Mushroom barley soup


soup close.jpgI get a cheap thrill fooling non-vegans into thinking they’re eating meat.

This soup is as savoury and dark as any beef broth. However, in this case the beef is still very much alive enjoying his or her life happy in a field somewhere.

My recipe is based on an ancient Moosewood cookbook, but with my own riff to make it more flavourful and less laborious.


300 g sliced mushrooms (about ¾ of a pound)

2/3 cup dried mushrooms – any kind. I buy them in a huge bag for very cheap at a Chinese grocery and use them for making stocks

3 cups water

3 cups vegetable broth

1 Tbsp olive oil

2 onions diced

3 cloves garlic minced

2 ribs celery diced

2 medium carrots diced

2/3 cup dried barley

1 Tbsp tomato paste (you can freeze leftover tomato paste in 1 Tbsp portions and keep it in a freezer bag so you always have tomato paste for recipes like this)

1 bay leaf

1 tsp salt

½ tsp pepper

1 tsp dried thyme

¼ cup soy sauce

¼ cup cheap red wine or sherry or port (I always keep cheap port – so cheap it comes in a plastic bottle! – for cooking and marinating)

soup 2.jpg


In a large pot bring the vegetable broth and the water to a boil. Break up your dried mushrooms into fingertip sized pieces and place in the boiling stock/water. Simmer for 15 minutes and remove the pot from the heat.

In the meantime in a stock pot, dice up and slice your other veggies. Saute the onion, garlic, celery and carrots until the onions are translucent – about 5 minutes.
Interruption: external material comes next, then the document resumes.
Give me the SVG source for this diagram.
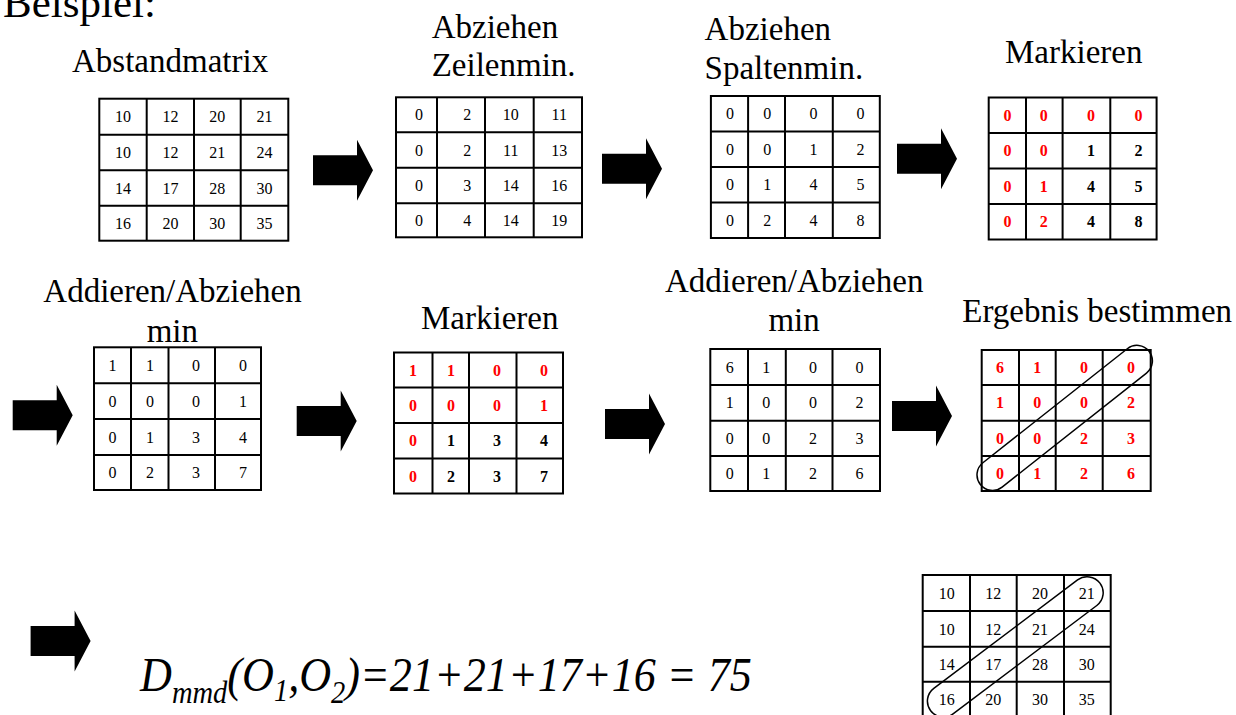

Add the sliced mushrooms and cook until the mushrooms release their juices. I like to cook this right down so some of the mushrooms start to brown a bit. Add the dried mushrooms/stock/water mixture and an additional 1 cup of water and all the other ingredients and bring to a boil. Reduce to a simmer and simmer for 40 minutes. Remove the bay leaf and enjoy!